Why we’re collecting less income tax – the rise of the black economy

Why has the income tax take not risen as the UK economy has begun to rise?

A good many explanations have been put forward for this. The most obvious of all is that the continuous rise in the personal allowance means that, all other things being equal, the average person in work pays less tax than they did five years ago. See my interview with Nick Clegg where we discuss this, among rather a lot of other things.

Why else would the government be boasting that eight million families are £1,330 better off as a result of their policies? .

But as I have written here before – and as I brought up in the same interview with Clegg that I mention above – it is also about the black economy, which is many, many times larger than the state likes to think. It has been growing quickly, thanks to both the rise of internet opportunities and the post-crisis fall in some real wages.

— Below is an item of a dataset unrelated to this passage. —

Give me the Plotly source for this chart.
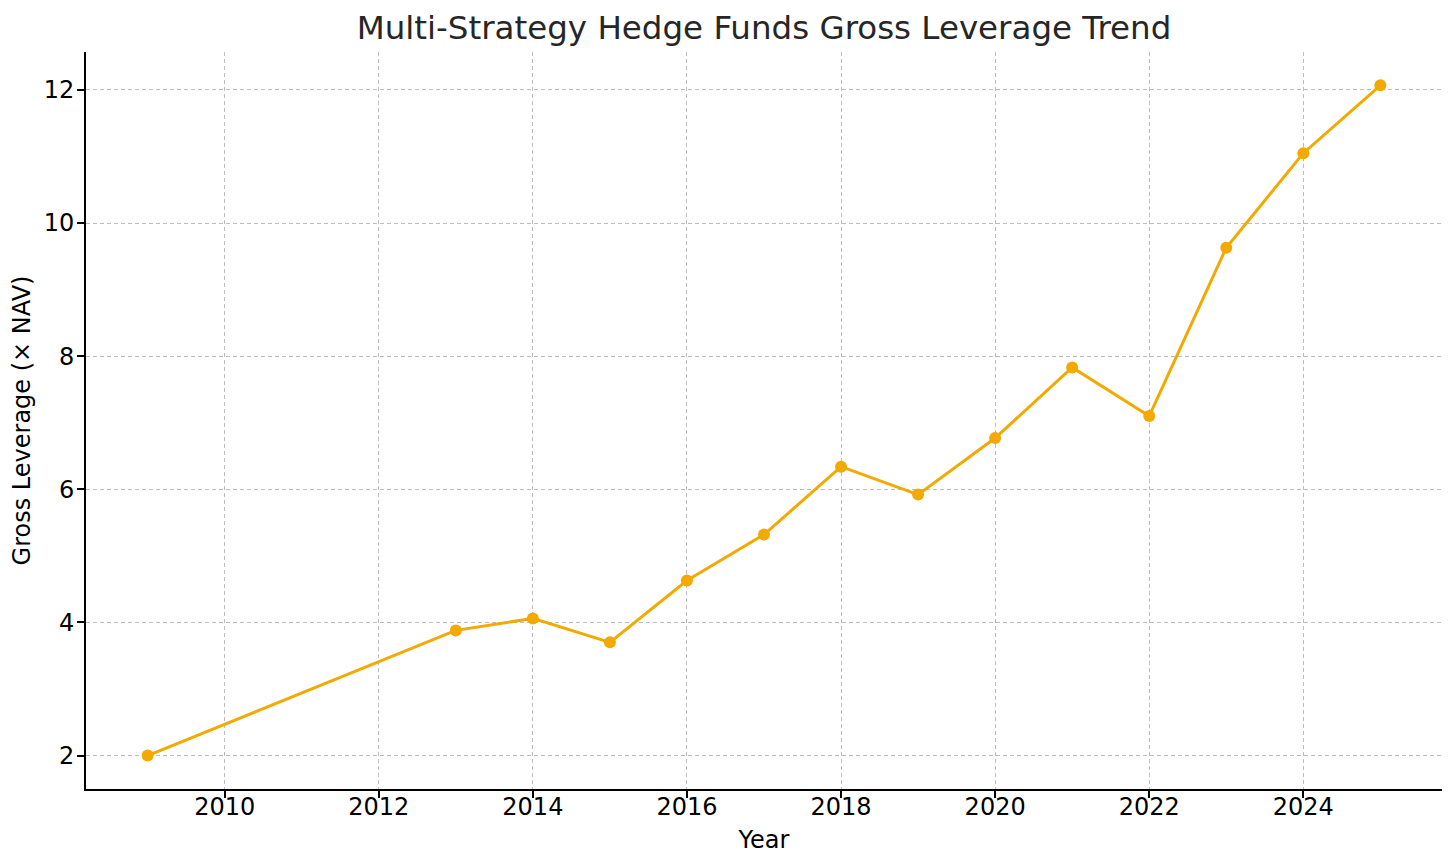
import plotly.graph_objects as go

years = [2009, 2013, 2014, 2015, 2016, 2017, 2018, 2019, 2020, 2021, 2022, 2023, 2024, 2025]
leverage = [2.0, 3.88, 4.06, 3.70, 4.63, 5.32, 6.34, 5.92, 6.77, 7.83, 7.10, 9.63, 11.05, 12.07]

x_ticks = [2010, 2012, 2014, 2016, 2018, 2020, 2022, 2024]
y_ticks = [2, 4, 6, 8, 10, 12]

LINE_COLOR = "#F2A900"
FONT = "DejaVu Sans"


def main():
    fig = go.Figure()

    fig.add_trace(go.Scatter(
        x=years,
        y=leverage,
        mode="lines+markers",
        line=dict(color=LINE_COLOR, width=3),
        marker=dict(color=LINE_COLOR, size=12),
        showlegend=False,
    ))

    axis_common = dict(
        showline=True,
        linecolor="black",
        linewidth=2,
        ticks="outside",
        ticklen=7,
        tickwidth=1.5,
        tickcolor="black",
        showgrid=True,
        gridcolor="#bdbdbd",
        griddash="4px,3px",
        gridwidth=1,
        zeroline=False,
        tickfont=dict(family=FONT, size=24, color="black"),
        title_font=dict(family=FONT, size=24, color="black"),
        mirror=False,
    )

    fig.update_xaxes(
        range=[2008.2, 2025.8],
        tickvals=x_ticks,
        ticklabelstandoff=-12,
        title_text="Year",
        title_standoff=11,
        **axis_common
    )
    fig.update_yaxes(
        range=[1.497, 12.57],
        tickvals=y_ticks,
        ticklabelstandoff=-2,
        title_text="Gross Leverage (× NAV)",
        title_standoff=8,
        **axis_common
    )

    # the page adds an 8px body margin, so the figure is a bit smaller
    fig.update_layout(
        width=1440,
        height=852,
        plot_bgcolor="white",
        paper_bgcolor="white",
        margin=dict(l=78, r=6, t=44, b=71),
        title=dict(
            text="Multi-Strategy Hedge Funds Gross Leverage Trend",
            font=dict(family=FONT, size=32.5, color="#262626"),
            x=0.5,
            xanchor="center",
            xref="paper",
            y=1 - 20 / 852,
            yanchor="middle",
        ),
    )

    fig.write_html("out.html")


if __name__ == '__main__':
    main()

An accountant told me this week, when I was nitpicking over my own tax return, that he reckons some 30% of the personal income tax due goes uncollected. HMRC appears to be slowly beginning to come to the beginnings of a similar conclusion.

It isn’t easy to figure out just how big the ‘informal economy’ is: one HMRC officer told the FT that it is “like looking for the absence of a cat in a dark room” (the same joke Norman Lamont uses about economic forecasting…).

But economists at Morgan Stanley looked at the amount of cash circulating in the economy last year and figured out that since 2007 the grey economy has increased in size by the equivalent of about 3% of GDP.

HMRC has now looked at the number of people who have taken on second jobs since 2007. There has been a 40% increase in the number of people who now declare a second self employed role alongside their main salaried job. That’s a number that rises dramatically if you take a stab at guessing the number of moonlighters around (those who don’t declare second incomes.)

HMRC reckons the tax not collected from this group rose 10% in 2012/3 alone, and now comes to around £2.1bn. Their guesstimate of the amount not collected from those only moonlighting – ie with no official job – comes to about £1.3bn. That makes a total of £3.4bn.

That’s less than 3% of the total income tax take, and a mere 10% of what the working accountant I mention above suggests makes up the missed take. But it makes an interesting start.